Though it had been only a short time ago, thoughts of Cohen no longer came with the pain most people associated with a spouse’s murder. Grief was an indulgence Huai Li couldn’t afford. Cohen. Her sweet, brilliant research colleague, and love of her life, had stepped across the line just days before the incident.
The woman knew her life was worth nothing to Rhodes, and she had to suck up, grovel, and keep reminding him that he needed her. Her knowledge was her only asset, and she doled it out in bits and pieces to remain alive, like a twisted bastardization of Scheherazade. Unlike that story, Huai Li understood that her own survival was ultimately unlikely. The best she could hope for was death without torture and experimentation.
Behind Rhodes’ desk, beneath the antique Axminster rug, was one of the facility’s four access hatches that led to a vast network of tunnels and underground chambers. It was a veritable underground city of storage units. Many served as subterranean missile silos where guidance and flight systems, engines, and warheads were stored, along with the stockpiles of nerve gas. She’d visited the bunkers a few times in her early days as a BioGenetics intern. If she remembered correctly, most of the sarin had been stored to the north of where she currently sat. The gas had been systematically deactivated and incinerated over the last five decades, per federal and international mandates.
The thought almost gave rise to a snicker. Almost. It had been a stroke of genius that led Rhodes’ grandfather to craft the laws that would rid the world of chemical weapons, but like everything the family and their enlightened colleagues orchestrated, the real motive for the action was far more complicated. Distract the public with an elaborate, plausible cover story while continuing the real work in secret. Over the
decades, the puppet masters and their minions carried out the research that would bring about the current state of affairs, all under the guise of altruistic motives.
Léger de main, Rhodes called it. Sleight of hand. There was a reason that all the allied secret societies studied magic, and it had little to do with rabbits or hats.
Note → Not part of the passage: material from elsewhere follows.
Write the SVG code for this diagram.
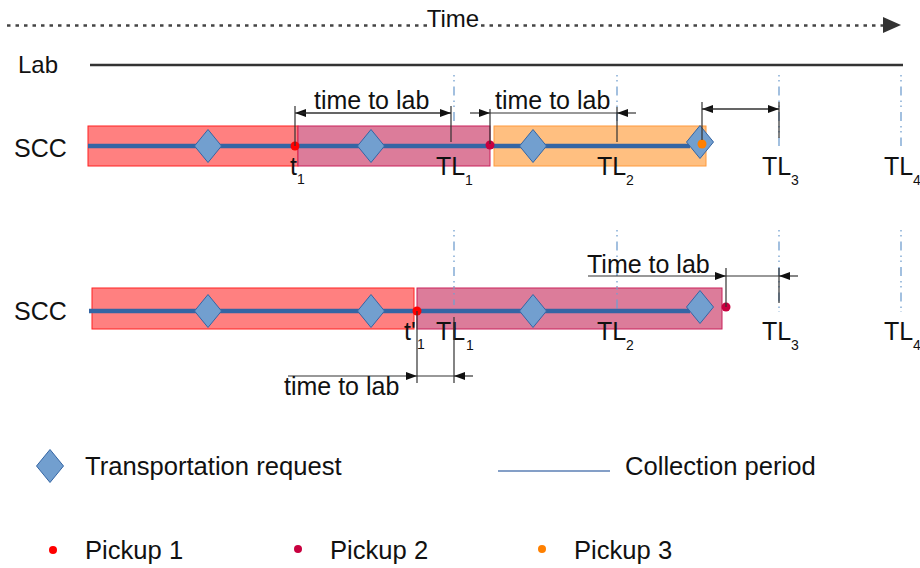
<svg xmlns="http://www.w3.org/2000/svg" width="920" height="568" viewBox="0 0 920 568">
<style>
text{font-family:"Liberation Sans",Arial,sans-serif;font-size:25px;fill:#111}
.sub{font-size:14px}
.lg{font-size:25.6px}
.dim{stroke:#333;stroke-width:1.2;fill:none}
.tl{stroke:#729fcf;stroke-width:1.3;stroke-dasharray:1.5 3.5 1.5 5 9 5;fill:none}
.bl{stroke:#3465a4;stroke-width:4.5;fill:none}
.dia{fill:#729fcf;stroke:#3465a4;stroke-width:1}
.red{fill:#ff8080;stroke:#ff2020;stroke-width:1}
.pink{fill:#dc7c9a;stroke:#c9215a;stroke-width:1}
.orng{fill:#ffbf80;stroke:#ff9a3c;stroke-width:1}
</style>
<defs>
<marker id="ah" viewBox="0 0 11 8" refX="11" refY="4" markerWidth="11" markerHeight="8" markerUnits="userSpaceOnUse" orient="auto-start-reverse"><path d="M0,0 L11,4 L0,8 Z" fill="#111"/></marker>
<path id="dm" d="M0,-16.5 L13.5,0 L0,16.5 L-13.5,0 Z"/>
</defs>

<g id="time-axis">
<path d="M7,25.5 H427 M481,25.5 H886" stroke="#444" stroke-width="2.5" stroke-dasharray="3.5 5" fill="none"/>
<path d="M883,17 L901,25 L883,33 Z" fill="#333"/>
<text x="453" y="27" text-anchor="middle" style="font-size:24px">Time</text>
</g>

<g id="lab">
<text x="18" y="73" style="font-size:24px">Lab</text>
<line x1="90" y1="65" x2="903" y2="65" stroke="#333" stroke-width="2.5"/>
</g>

<g id="tl-guides-row1">
<path class="tl" d="M454,75 V146 M617,75 V146 M779,75 V146 M901,75 V146"/>
</g>

<g id="row1">
<text x="14" y="157">SCC</text>
<rect class="red" x="88" y="126" width="210" height="40"/>
<rect class="pink" x="298" y="126" width="192" height="40"/>
<rect class="orng" x="494" y="126" width="212" height="40"/>
<line class="bl" x1="88" y1="146" x2="690" y2="146"/>
<use href="#dm" class="dia" x="208" y="146"/>
<use href="#dm" class="dia" x="371" y="146"/>
<use href="#dm" class="dia" x="533" y="146"/>
<use href="#dm" class="dia" x="700" y="142"/>
<circle cx="295" cy="146" r="4.5" fill="#ff0000"/>
<circle cx="490" cy="145" r="4.5" fill="#c8003f"/>
<circle cx="702" cy="144" r="4.5" fill="#ff8000"/>
<text x="290" y="175">t</text><text class="sub" x="297" y="184">1</text>
<text x="436" y="175">TL</text><text class="sub" x="465" y="185">1</text>
<text x="597" y="175">TL</text><text class="sub" x="626" y="185">2</text>
<text x="762" y="175">TL</text><text class="sub" x="791" y="185">3</text>
<text x="884" y="175">TL</text><text class="sub" x="913" y="185">4</text>
</g>

<g id="tl-guides-row2">
<path class="tl" d="M454,230 V312 M617,230 V312 M779,230 V312 M901,230 V312"/>
</g>

<g id="row2">
<text x="14" y="320">SCC</text>
<rect class="red" x="92" y="288" width="322" height="41"/>
<rect class="pink" x="417" y="288" width="305" height="41"/>
<path class="tl" d="M454,288 V305 M617,288 V312"/>
<line class="bl" x1="89" y1="311" x2="690" y2="311"/>
<use href="#dm" class="dia" x="208" y="311"/>
<use href="#dm" class="dia" x="371" y="311"/>
<use href="#dm" class="dia" x="533" y="311"/>
<use href="#dm" class="dia" x="700" y="307"/>
<circle cx="417" cy="311" r="4.5" fill="#ff0000"/>
<circle cx="726" cy="307" r="4.5" fill="#c8003f"/>
<text x="404" y="340">t'</text><text class="sub" x="417" y="349">1</text>
<text x="436" y="340">TL</text><text class="sub" x="466" y="350">1</text>
<text x="597" y="340">TL</text><text class="sub" x="626" y="350">2</text>
<text x="762" y="340">TL</text><text class="sub" x="791" y="350">3</text>
<text x="884" y="340">TL</text><text class="sub" x="913" y="350">4</text>
</g>

<g id="connectors">
<!-- row 1, dimension A -->
<path class="dim" d="M295,106 V146 M451,106 V142"/>
<line class="dim" x1="451" y1="113" x2="295" y2="113" marker-end="url(#ah)"/>
<line class="dim" x1="300" y1="113" x2="451" y2="113" marker-end="url(#ah)"/>
<!-- row 1, dimension B -->
<path class="dim" d="M490,109 V144 M617,107 V142"/>
<line class="dim" x1="470" y1="113" x2="490" y2="113" marker-end="url(#ah)"/>
<line class="dim" x1="490" y1="113" x2="617" y2="113"/>
<line class="dim" x1="636" y1="113" x2="617" y2="113" marker-end="url(#ah)"/>
<!-- row 1, dimension C -->
<path class="dim" d="M702,102 V140 M779,102 V138"/>
<line class="dim" x1="779" y1="109" x2="702" y2="109" marker-end="url(#ah)"/>
<line class="dim" x1="702" y1="109" x2="779" y2="109" marker-end="url(#ah)"/>
<!-- row 2, dimension D -->
<path class="dim" d="M726,268 V307 M779,268 V303"/>
<line class="dim" x1="588" y1="276" x2="726" y2="276" marker-end="url(#ah)"/>
<line class="dim" x1="726" y1="276" x2="779" y2="276"/>
<line class="dim" x1="798" y1="276" x2="779" y2="276" marker-end="url(#ah)"/>
<!-- row 2, dimension E -->
<path class="dim" d="M417,311 V383 M454,317 V383"/>
<line class="dim" x1="288" y1="376" x2="417" y2="376" marker-end="url(#ah)"/>
<line class="dim" x1="417" y1="376" x2="454" y2="376"/>
<line class="dim" x1="473" y1="376" x2="454" y2="376" marker-end="url(#ah)"/>
</g>

<g id="dim-labels">
<text x="314" y="109">time to lab</text>
<text x="495" y="109">time to lab</text>
<text x="587" y="273">Time to lab</text>
<text x="284" y="395">time to lab</text>
</g>

<g id="legend">
<use href="#dm" class="dia" x="50" y="466"/>
<text class="lg" x="85" y="475">Transportation request</text>
<line x1="498" y1="471" x2="610" y2="471" stroke="#5b7fb5" stroke-width="1.5"/>
<text class="lg" x="625" y="475">Collection period</text>
<circle cx="53" cy="550" r="4" fill="#ff0000"/>
<text class="lg" x="85" y="559">Pickup 1</text>
<circle cx="298" cy="549" r="4" fill="#c8003f"/>
<text class="lg" x="330" y="559">Pickup 2</text>
<circle cx="542" cy="549" r="4" fill="#ff8000"/>
<text class="lg" x="574" y="559">Pickup 3</text>
</g>
</svg>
It was more about furthering their goals in plain sight, harnessing the resources of the working public to fund their enterprises under the pretense of national security.
They were clearing out the laughably inferior chemical weapons stores, while replacing them with something far more productive and profitable. In a best-case scenario, sarin killed. Unfortunately, in Rhodes’s view, sometimes it only maimed, necessitating things like humanitarian aid and reparations. Profit suckers.
The new products provided long-term leverage. They would enable the elite to galvanize their rule over the world and prevent anyone from challenging them in the future. They would accomplish this through strains of designer biochemically engineered viruses, developed explicitly for unique purposes. They were beautiful in their complexity, yet virtually indistinguishable from naturally-occurring infectious agents.
But they weren’t quite ready. The explosion at the depot had been unfortunate, and two variants had been released, revealing in stark detail the work yet needed on the strains. Z180A, intended for general populations, was developed to infect and relegate civilians into servitude. After an initial illness, individuals would recover only a fraction of their former capabilities. Once the fully-developed virus was released, it would create a world of human worker drones that could be trained to perform menial tasks and repetitive jobs necessary to maintain the comfort and convenience of the ruling class. Civilians’ thinking ability would be limited to performing activities needed for their existence, like working, eating, reproducing, and doing what they were told.
The second strain, Z180B, was intended for military use only. The vision for this variant was to develop a force superior in strength and speed, with mental faculties necessary to function on the battlefield, follow orders, and engage in basic communication, but nothing more complex.